§ **Goal**
Copy exactly the lines from the beginning of the data down to and including the line holding "minimum width=54pt, minimum", without any pictures.

--------

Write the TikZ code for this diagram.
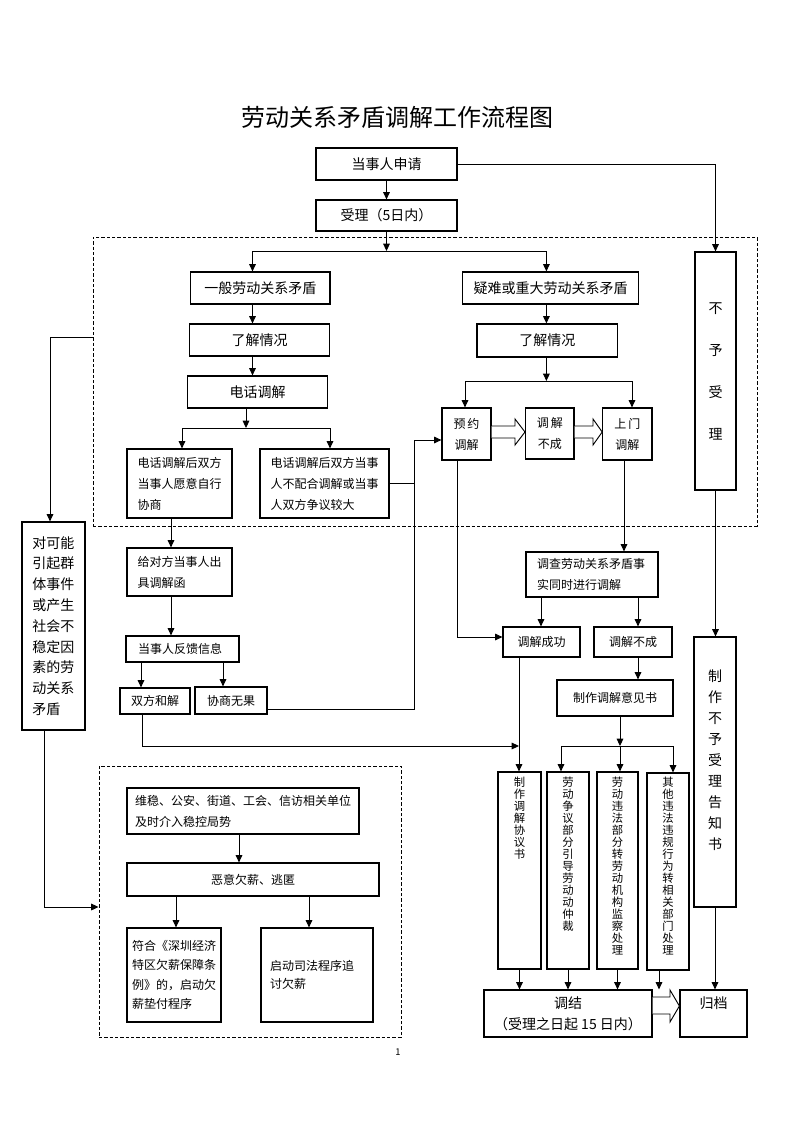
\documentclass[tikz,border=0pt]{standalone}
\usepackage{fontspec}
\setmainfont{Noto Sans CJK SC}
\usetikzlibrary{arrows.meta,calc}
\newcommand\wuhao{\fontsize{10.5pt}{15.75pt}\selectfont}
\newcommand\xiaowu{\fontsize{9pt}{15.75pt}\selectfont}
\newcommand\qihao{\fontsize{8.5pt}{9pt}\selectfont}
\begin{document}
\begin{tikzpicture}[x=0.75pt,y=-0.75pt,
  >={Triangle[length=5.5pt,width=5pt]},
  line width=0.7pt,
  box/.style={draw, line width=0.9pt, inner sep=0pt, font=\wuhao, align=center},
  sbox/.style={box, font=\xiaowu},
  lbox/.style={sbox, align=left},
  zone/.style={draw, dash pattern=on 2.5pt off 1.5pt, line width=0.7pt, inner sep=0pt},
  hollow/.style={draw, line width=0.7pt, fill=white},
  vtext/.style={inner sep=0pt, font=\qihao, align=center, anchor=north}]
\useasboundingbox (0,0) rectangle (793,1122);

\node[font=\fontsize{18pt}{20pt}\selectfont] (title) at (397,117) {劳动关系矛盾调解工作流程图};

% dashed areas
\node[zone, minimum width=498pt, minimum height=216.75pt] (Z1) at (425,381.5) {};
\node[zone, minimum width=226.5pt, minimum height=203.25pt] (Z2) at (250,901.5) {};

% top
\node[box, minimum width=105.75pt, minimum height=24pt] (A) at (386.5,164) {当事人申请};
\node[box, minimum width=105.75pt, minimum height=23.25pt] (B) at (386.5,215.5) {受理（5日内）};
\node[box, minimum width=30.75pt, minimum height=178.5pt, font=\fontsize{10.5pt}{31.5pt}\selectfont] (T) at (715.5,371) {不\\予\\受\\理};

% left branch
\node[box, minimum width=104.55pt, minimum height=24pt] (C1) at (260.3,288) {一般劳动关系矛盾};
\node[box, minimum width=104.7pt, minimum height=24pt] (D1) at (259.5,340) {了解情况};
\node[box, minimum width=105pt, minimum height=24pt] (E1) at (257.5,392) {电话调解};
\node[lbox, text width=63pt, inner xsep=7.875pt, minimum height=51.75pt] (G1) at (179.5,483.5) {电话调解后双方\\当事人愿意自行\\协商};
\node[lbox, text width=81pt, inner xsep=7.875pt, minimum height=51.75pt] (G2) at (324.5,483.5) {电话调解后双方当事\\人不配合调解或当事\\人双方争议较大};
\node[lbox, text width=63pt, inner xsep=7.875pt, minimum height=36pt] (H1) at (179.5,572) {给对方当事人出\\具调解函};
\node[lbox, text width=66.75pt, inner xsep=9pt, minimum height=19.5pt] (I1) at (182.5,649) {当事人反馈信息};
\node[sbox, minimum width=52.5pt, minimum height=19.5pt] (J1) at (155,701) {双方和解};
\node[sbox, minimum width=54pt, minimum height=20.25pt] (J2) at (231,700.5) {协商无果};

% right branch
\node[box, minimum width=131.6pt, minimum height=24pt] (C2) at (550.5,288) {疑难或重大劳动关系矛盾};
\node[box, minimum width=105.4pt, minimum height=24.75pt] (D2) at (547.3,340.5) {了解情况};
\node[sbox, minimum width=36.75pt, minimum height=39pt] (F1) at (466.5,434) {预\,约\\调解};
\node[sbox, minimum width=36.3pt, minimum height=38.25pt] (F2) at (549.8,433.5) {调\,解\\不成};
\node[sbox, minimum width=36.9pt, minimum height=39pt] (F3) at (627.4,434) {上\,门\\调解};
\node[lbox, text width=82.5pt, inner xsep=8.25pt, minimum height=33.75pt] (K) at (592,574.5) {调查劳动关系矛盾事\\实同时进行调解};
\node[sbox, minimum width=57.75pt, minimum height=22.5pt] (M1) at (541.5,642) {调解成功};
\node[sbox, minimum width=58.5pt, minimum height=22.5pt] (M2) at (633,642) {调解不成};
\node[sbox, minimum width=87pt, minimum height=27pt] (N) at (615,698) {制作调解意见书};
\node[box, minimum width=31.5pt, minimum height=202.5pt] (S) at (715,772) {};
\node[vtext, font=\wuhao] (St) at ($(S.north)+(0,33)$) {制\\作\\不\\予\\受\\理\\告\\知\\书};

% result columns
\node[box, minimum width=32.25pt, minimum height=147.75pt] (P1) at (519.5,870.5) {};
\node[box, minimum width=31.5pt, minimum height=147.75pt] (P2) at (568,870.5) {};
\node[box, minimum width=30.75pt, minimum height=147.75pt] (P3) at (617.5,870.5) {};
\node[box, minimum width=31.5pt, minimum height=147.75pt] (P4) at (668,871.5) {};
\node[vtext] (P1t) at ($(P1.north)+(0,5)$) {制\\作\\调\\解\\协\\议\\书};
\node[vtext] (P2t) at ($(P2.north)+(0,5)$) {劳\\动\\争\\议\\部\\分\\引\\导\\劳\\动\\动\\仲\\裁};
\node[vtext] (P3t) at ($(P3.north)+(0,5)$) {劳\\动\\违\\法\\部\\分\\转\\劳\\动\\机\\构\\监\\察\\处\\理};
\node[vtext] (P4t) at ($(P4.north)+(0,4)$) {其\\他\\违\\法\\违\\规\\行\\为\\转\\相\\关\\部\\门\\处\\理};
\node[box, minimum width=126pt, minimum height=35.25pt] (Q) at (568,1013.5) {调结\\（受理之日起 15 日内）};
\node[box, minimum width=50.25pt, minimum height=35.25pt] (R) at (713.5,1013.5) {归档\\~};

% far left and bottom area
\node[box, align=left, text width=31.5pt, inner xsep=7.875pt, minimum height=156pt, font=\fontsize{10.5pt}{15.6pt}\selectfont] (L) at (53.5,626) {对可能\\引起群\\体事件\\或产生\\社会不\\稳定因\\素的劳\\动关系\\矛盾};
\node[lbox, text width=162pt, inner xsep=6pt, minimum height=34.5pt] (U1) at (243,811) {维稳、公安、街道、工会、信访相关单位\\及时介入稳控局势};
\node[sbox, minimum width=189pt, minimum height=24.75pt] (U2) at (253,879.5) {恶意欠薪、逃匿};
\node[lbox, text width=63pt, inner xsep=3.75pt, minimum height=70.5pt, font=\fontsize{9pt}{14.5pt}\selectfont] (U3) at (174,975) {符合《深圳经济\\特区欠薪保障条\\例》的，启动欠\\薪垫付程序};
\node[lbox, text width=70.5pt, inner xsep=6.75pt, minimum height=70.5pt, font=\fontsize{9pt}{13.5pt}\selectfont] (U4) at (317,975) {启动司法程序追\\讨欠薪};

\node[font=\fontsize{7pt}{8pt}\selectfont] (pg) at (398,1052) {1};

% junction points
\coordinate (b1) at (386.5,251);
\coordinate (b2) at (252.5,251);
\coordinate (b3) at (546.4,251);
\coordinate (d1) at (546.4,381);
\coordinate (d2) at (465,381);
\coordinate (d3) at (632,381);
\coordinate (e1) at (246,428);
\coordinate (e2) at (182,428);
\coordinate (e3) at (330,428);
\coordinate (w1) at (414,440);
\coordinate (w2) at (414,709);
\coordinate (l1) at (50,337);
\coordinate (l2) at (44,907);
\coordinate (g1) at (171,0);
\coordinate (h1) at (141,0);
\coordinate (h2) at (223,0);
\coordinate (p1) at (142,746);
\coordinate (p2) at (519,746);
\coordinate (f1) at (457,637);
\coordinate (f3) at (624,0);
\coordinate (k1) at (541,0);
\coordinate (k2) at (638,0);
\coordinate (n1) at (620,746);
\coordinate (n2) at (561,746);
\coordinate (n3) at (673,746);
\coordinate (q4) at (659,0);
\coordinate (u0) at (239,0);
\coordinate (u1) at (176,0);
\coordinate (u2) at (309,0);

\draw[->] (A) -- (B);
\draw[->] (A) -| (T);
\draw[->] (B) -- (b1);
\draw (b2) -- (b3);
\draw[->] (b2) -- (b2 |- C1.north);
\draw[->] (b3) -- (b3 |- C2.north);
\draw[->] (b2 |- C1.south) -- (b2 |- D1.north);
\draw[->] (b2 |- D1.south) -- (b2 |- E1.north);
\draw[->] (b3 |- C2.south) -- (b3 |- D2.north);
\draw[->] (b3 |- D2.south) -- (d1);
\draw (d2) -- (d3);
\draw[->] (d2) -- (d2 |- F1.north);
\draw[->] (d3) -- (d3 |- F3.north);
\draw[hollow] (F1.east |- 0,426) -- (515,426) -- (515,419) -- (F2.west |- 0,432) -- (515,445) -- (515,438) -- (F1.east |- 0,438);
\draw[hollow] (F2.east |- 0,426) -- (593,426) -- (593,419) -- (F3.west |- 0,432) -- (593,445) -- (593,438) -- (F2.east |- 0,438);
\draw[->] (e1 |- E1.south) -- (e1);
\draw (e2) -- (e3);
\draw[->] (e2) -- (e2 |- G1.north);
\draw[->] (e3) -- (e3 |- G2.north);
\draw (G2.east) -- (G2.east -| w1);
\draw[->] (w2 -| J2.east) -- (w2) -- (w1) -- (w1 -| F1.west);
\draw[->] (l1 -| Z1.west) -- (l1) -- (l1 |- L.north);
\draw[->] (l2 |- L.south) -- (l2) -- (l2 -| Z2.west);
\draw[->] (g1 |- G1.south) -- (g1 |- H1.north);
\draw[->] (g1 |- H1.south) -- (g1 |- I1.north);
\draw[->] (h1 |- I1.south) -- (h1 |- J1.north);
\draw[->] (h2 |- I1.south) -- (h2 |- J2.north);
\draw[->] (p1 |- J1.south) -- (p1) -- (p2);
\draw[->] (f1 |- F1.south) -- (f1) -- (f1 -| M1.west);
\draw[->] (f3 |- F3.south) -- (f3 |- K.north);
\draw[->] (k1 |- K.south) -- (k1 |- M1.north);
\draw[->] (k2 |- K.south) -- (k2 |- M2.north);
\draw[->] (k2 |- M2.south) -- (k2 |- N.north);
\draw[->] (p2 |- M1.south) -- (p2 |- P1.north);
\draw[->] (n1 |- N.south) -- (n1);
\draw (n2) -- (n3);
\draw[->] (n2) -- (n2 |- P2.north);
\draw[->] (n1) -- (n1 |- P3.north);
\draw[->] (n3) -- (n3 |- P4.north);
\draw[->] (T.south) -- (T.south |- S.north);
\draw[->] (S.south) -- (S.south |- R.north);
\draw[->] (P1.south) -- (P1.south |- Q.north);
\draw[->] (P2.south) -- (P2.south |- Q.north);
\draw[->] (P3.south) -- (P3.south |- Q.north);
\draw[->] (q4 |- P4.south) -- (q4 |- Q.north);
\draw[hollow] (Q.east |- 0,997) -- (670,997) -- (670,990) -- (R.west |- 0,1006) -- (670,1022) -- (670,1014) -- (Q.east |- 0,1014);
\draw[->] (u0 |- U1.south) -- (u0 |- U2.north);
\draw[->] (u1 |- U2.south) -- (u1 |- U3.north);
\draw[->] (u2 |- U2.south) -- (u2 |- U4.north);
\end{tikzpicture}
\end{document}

--------

§ **Expected answer**
Write the TikZ code for this diagram.
\documentclass[tikz,border=0pt]{standalone}
\usepackage{fontspec}
\setmainfont{Noto Sans CJK SC}
\usetikzlibrary{arrows.meta,calc}
\newcommand\wuhao{\fontsize{10.5pt}{15.75pt}\selectfont}
\newcommand\xiaowu{\fontsize{9pt}{15.75pt}\selectfont}
\newcommand\qihao{\fontsize{8.5pt}{9pt}\selectfont}
\begin{document}
\begin{tikzpicture}[x=0.75pt,y=-0.75pt,
  >={Triangle[length=5.5pt,width=5pt]},
  line width=0.7pt,
  box/.style={draw, line width=0.9pt, inner sep=0pt, font=\wuhao, align=center},
  sbox/.style={box, font=\xiaowu},
  lbox/.style={sbox, align=left},
  zone/.style={draw, dash pattern=on 2.5pt off 1.5pt, line width=0.7pt, inner sep=0pt},
  hollow/.style={draw, line width=0.7pt, fill=white},
  vtext/.style={inner sep=0pt, font=\qihao, align=center, anchor=north}]
\useasboundingbox (0,0) rectangle (793,1122);

\node[font=\fontsize{18pt}{20pt}\selectfont] (title) at (397,117) {劳动关系矛盾调解工作流程图};

% dashed areas
\node[zone, minimum width=498pt, minimum height=216.75pt] (Z1) at (425,381.5) {};
\node[zone, minimum width=226.5pt, minimum height=203.25pt] (Z2) at (250,901.5) {};

% top
\node[box, minimum width=105.75pt, minimum height=24pt] (A) at (386.5,164) {当事人申请};
\node[box, minimum width=105.75pt, minimum height=23.25pt] (B) at (386.5,215.5) {受理（5日内）};
\node[box, minimum width=30.75pt, minimum height=178.5pt, font=\fontsize{10.5pt}{31.5pt}\selectfont] (T) at (715.5,371) {不\\予\\受\\理};

% left branch
\node[box, minimum width=104.55pt, minimum height=24pt] (C1) at (260.3,288) {一般劳动关系矛盾};
\node[box, minimum width=104.7pt, minimum height=24pt] (D1) at (259.5,340) {了解情况};
\node[box, minimum width=105pt, minimum height=24pt] (E1) at (257.5,392) {电话调解};
\node[lbox, text width=63pt, inner xsep=7.875pt, minimum height=51.75pt] (G1) at (179.5,483.5) {电话调解后双方\\当事人愿意自行\\协商};
\node[lbox, text width=81pt, inner xsep=7.875pt, minimum height=51.75pt] (G2) at (324.5,483.5) {电话调解后双方当事\\人不配合调解或当事\\人双方争议较大};
\node[lbox, text width=63pt, inner xsep=7.875pt, minimum height=36pt] (H1) at (179.5,572) {给对方当事人出\\具调解函};
\node[lbox, text width=66.75pt, inner xsep=9pt, minimum height=19.5pt] (I1) at (182.5,649) {当事人反馈信息};
\node[sbox, minimum width=52.5pt, minimum height=19.5pt] (J1) at (155,701) {双方和解};
\node[sbox, minimum width=54pt, minimum height=20.25pt] (J2) at (231,700.5) {协商无果};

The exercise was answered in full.